Tuhan Yesus tidak hanya berbicara tentang persiapan diri-Nya untuk menderita, sengsara dan wafat-Nya. Dia juga berbicara tentang kesiapan kita sebagai pengikut-Nya untuk mengikuti-Nya dari dekat. Apa yang harus kita lakukan? Tuhan Yesus mengingatkan kita bahwa untuk mengikuti-Nya dari dekat, kita harus menyangkal diri, memikul salib setiap hari dan mengikuti-Nya dari dekat. Apa maksud perkataan Tuhan Yesus bagi kita? Menyangkal diri berarti kita patuh kepada kehendak Tuhan dan tentu tidak mematuhi kuasa dosa. Menyangkal diri juga berarti kita bersedia untuk memiliki cara hidup yang berbeda dengan dunia yang kita huni. Memikul salib itu berarti kita mengerjakan semua tanggung jawab kita dengan sebaik-baiknya meski disertai penderitaan hingga nyawa sebagai taruhannya. Setiap orang memiliki salib yang berbeda-beda. Kita memiliki salib dan memikulnya berarti kita siap untuk menderita demi kebahagaan sesama yang lain. Ketika kita mampu menyangkal diri dan memikul salib dengan tulus dan setia maka dengan sendirinya kita akan berjalan bersama dengan Tuhan Yesus dan mengikut-Nya dari dekat. Memikul salib juga berarti bersedia menderita demi kesukaan hati Allah Bapa.

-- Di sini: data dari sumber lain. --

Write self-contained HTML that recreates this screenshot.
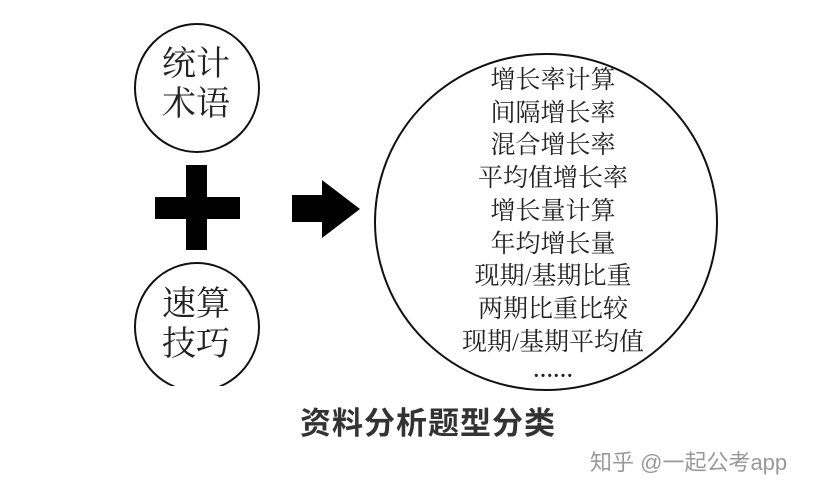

Mengapa kita harus menyangkal diri dan memikul salib hari demi hari? Hanya ada satu alasan yakni karena Tuhan lebih dahulu mengasihi kita. Musa dalam Kitab Ulangan mengingatkan bangsa Israel yang sudah merasakan kasih Tuhan supaya menjawabi kasih Tuhan itu dengan kembali mengasihi-Nya. Mereka diharapkan untuk mengasihi Tuhan dengan menyangkal diri, dalam hal ini kemampuan untuk mematuhi segala perintah, ketetapan dan peraturan dari Tuhan. Ini adalah sebuah bentuk penyangkalan diri di hadirat Tuhan. Kebinasaan akan datang ketika kita tidak mampu untuk menyangkal diri, misalnya berpaling dari Tuhan dan tidak mau mendengar-Nya, mau untuk disesatkan, dan menyembah berhala. Maka satu hal yang penting adalah kita siap untuk menaruh kepercayaan kepada Tuhan.
Pada masa Prapaskah ini kita menjadi peziarah harapan. Kita juga perlu dan harus berusaha untuk lebih peduli lagi kepada sesame yang lemah dan miskin. Pada saat ini kita sungguh dipanggil untuk menunjukkan kepedulian kepada saudara-saudara yang menjadi korban banjir, yang terkena PHK dan ketidakasilan sosial dalam hidup mereka. Kita boleh bertanya dalam diri kita, apakah kita siap menyangkal diri, memikul salib dalam ziarah harapan kita untuk bersikap peduli kepada sesama yang lemah dan miskin?